Short task => For this exercise, repeat all of the material verbatim apart from its images.

======== Information shown ========

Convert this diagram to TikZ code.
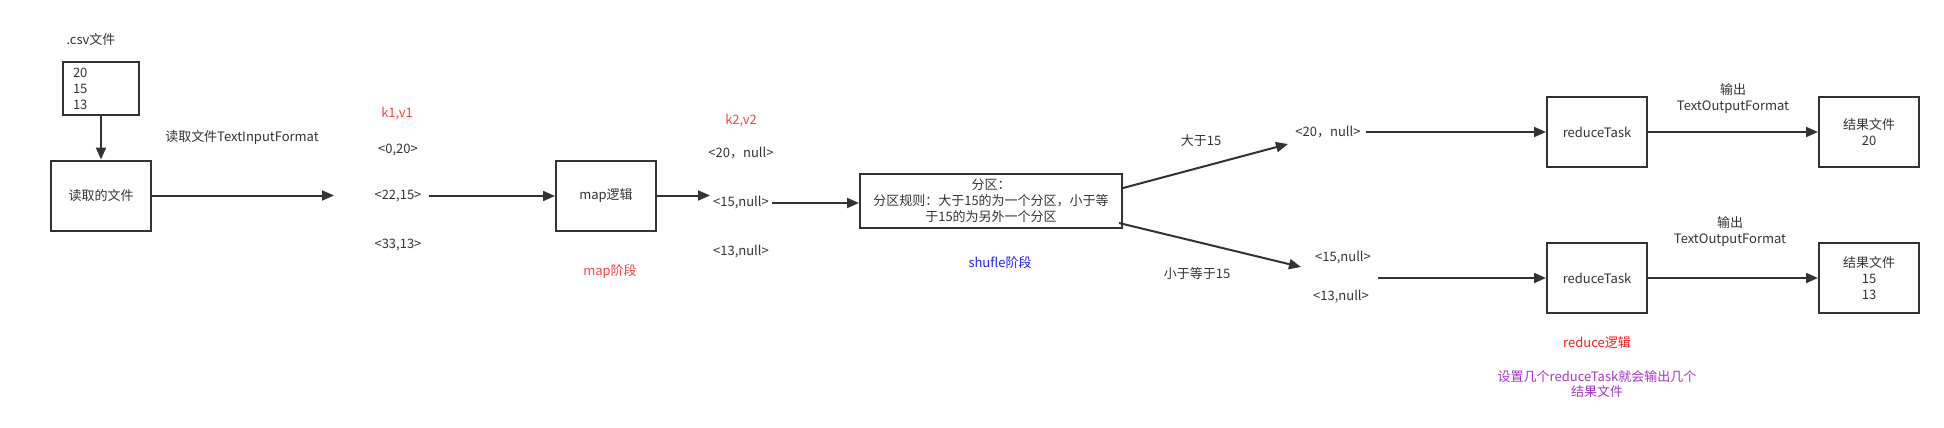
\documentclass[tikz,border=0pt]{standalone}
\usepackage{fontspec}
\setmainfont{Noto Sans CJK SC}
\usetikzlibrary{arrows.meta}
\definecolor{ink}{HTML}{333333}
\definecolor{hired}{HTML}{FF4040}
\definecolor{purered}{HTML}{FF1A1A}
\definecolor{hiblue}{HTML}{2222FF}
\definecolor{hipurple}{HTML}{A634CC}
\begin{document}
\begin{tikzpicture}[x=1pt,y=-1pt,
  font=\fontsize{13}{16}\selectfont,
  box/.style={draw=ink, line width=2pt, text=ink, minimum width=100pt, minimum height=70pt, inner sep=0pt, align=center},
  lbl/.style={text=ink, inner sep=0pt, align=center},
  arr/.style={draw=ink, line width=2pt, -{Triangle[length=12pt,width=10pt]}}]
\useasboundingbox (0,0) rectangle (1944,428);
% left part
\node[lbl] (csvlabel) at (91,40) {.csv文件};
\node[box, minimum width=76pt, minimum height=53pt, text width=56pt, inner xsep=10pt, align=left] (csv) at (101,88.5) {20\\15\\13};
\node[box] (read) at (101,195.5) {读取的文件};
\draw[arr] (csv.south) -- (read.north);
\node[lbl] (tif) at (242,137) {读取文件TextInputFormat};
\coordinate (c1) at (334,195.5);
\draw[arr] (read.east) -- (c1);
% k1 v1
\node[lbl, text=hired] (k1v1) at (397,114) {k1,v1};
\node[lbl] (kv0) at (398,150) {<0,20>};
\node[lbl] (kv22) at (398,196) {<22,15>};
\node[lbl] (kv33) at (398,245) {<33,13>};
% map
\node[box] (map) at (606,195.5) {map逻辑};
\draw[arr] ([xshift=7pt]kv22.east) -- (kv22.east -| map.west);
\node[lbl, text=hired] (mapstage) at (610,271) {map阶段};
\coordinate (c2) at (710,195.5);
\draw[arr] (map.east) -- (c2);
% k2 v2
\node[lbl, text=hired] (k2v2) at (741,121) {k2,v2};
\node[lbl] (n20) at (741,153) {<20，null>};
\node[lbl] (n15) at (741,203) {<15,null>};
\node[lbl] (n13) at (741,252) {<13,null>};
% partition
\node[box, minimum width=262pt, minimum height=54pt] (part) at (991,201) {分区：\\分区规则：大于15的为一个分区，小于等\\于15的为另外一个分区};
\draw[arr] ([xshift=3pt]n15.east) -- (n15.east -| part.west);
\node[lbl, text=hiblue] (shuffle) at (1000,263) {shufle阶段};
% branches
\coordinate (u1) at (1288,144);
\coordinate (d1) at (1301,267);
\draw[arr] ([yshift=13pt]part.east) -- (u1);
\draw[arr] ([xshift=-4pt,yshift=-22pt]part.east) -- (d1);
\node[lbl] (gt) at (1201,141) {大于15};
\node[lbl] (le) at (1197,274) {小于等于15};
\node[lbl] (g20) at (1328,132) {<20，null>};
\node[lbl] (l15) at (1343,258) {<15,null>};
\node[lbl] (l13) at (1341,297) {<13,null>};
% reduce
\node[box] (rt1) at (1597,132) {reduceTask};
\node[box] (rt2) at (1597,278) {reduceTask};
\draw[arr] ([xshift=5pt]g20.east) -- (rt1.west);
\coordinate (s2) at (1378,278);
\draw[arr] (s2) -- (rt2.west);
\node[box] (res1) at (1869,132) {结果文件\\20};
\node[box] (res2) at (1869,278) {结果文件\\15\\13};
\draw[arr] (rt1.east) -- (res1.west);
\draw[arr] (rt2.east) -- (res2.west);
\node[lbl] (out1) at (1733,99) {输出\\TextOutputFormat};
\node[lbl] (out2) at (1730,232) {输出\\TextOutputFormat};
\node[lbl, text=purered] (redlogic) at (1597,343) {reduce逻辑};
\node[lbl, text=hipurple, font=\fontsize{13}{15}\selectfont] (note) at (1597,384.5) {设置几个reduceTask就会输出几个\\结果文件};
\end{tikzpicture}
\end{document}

========

Reply to the exercise =>
Convert this diagram to TikZ code.
\documentclass[tikz,border=0pt]{standalone}
\usepackage{fontspec}
\setmainfont{Noto Sans CJK SC}
\usetikzlibrary{arrows.meta}
\definecolor{ink}{HTML}{333333}
\definecolor{hired}{HTML}{FF4040}
\definecolor{purered}{HTML}{FF1A1A}
\definecolor{hiblue}{HTML}{2222FF}
\definecolor{hipurple}{HTML}{A634CC}
\begin{document}
\begin{tikzpicture}[x=1pt,y=-1pt,
  font=\fontsize{13}{16}\selectfont,
  box/.style={draw=ink, line width=2pt, text=ink, minimum width=100pt, minimum height=70pt, inner sep=0pt, align=center},
  lbl/.style={text=ink, inner sep=0pt, align=center},
  arr/.style={draw=ink, line width=2pt, -{Triangle[length=12pt,width=10pt]}}]
\useasboundingbox (0,0) rectangle (1944,428);
% left part
\node[lbl] (csvlabel) at (91,40) {.csv文件};
\node[box, minimum width=76pt, minimum height=53pt, text width=56pt, inner xsep=10pt, align=left] (csv) at (101,88.5) {20\\15\\13};
\node[box] (read) at (101,195.5) {读取的文件};
\draw[arr] (csv.south) -- (read.north);
\node[lbl] (tif) at (242,137) {读取文件TextInputFormat};
\coordinate (c1) at (334,195.5);
\draw[arr] (read.east) -- (c1);
% k1 v1
\node[lbl, text=hired] (k1v1) at (397,114) {k1,v1};
\node[lbl] (kv0) at (398,150) {<0,20>};
\node[lbl] (kv22) at (398,196) {<22,15>};
\node[lbl] (kv33) at (398,245) {<33,13>};
% map
\node[box] (map) at (606,195.5) {map逻辑};
\draw[arr] ([xshift=7pt]kv22.east) -- (kv22.east -| map.west);
\node[lbl, text=hired] (mapstage) at (610,271) {map阶段};
\coordinate (c2) at (710,195.5);
\draw[arr] (map.east) -- (c2);
% k2 v2
\node[lbl, text=hired] (k2v2) at (741,121) {k2,v2};
\node[lbl] (n20) at (741,153) {<20，null>};
\node[lbl] (n15) at (741,203) {<15,null>};
\node[lbl] (n13) at (741,252) {<13,null>};
% partition
\node[box, minimum width=262pt, minimum height=54pt] (part) at (991,201) {分区：\\分区规则：大于15的为一个分区，小于等\\于15的为另外一个分区};
\draw[arr] ([xshift=3pt]n15.east) -- (n15.east -| part.west);
\node[lbl, text=hiblue] (shuffle) at (1000,263) {shufle阶段};
% branches
\coordinate (u1) at (1288,144);
\coordinate (d1) at (1301,267);
\draw[arr] ([yshift=13pt]part.east) -- (u1);
\draw[arr] ([xshift=-4pt,yshift=-22pt]part.east) -- (d1);
\node[lbl] (gt) at (1201,141) {大于15};
\node[lbl] (le) at (1197,274) {小于等于15};
\node[lbl] (g20) at (1328,132) {<20，null>};
\node[lbl] (l15) at (1343,258) {<15,null>};
\node[lbl] (l13) at (1341,297) {<13,null>};
% reduce
\node[box] (rt1) at (1597,132) {reduceTask};
\node[box] (rt2) at (1597,278) {reduceTask};
\draw[arr] ([xshift=5pt]g20.east) -- (rt1.west);
\coordinate (s2) at (1378,278);
\draw[arr] (s2) -- (rt2.west);
\node[box] (res1) at (1869,132) {结果文件\\20};
\node[box] (res2) at (1869,278) {结果文件\\15\\13};
\draw[arr] (rt1.east) -- (res1.west);
\draw[arr] (rt2.east) -- (res2.west);
\node[lbl] (out1) at (1733,99) {输出\\TextOutputFormat};
\node[lbl] (out2) at (1730,232) {输出\\TextOutputFormat};
\node[lbl, text=purered] (redlogic) at (1597,343) {reduce逻辑};
\node[lbl, text=hipurple, font=\fontsize{13}{15}\selectfont] (note) at (1597,384.5) {设置几个reduceTask就会输出几个\\结果文件};
\end{tikzpicture}
\end{document}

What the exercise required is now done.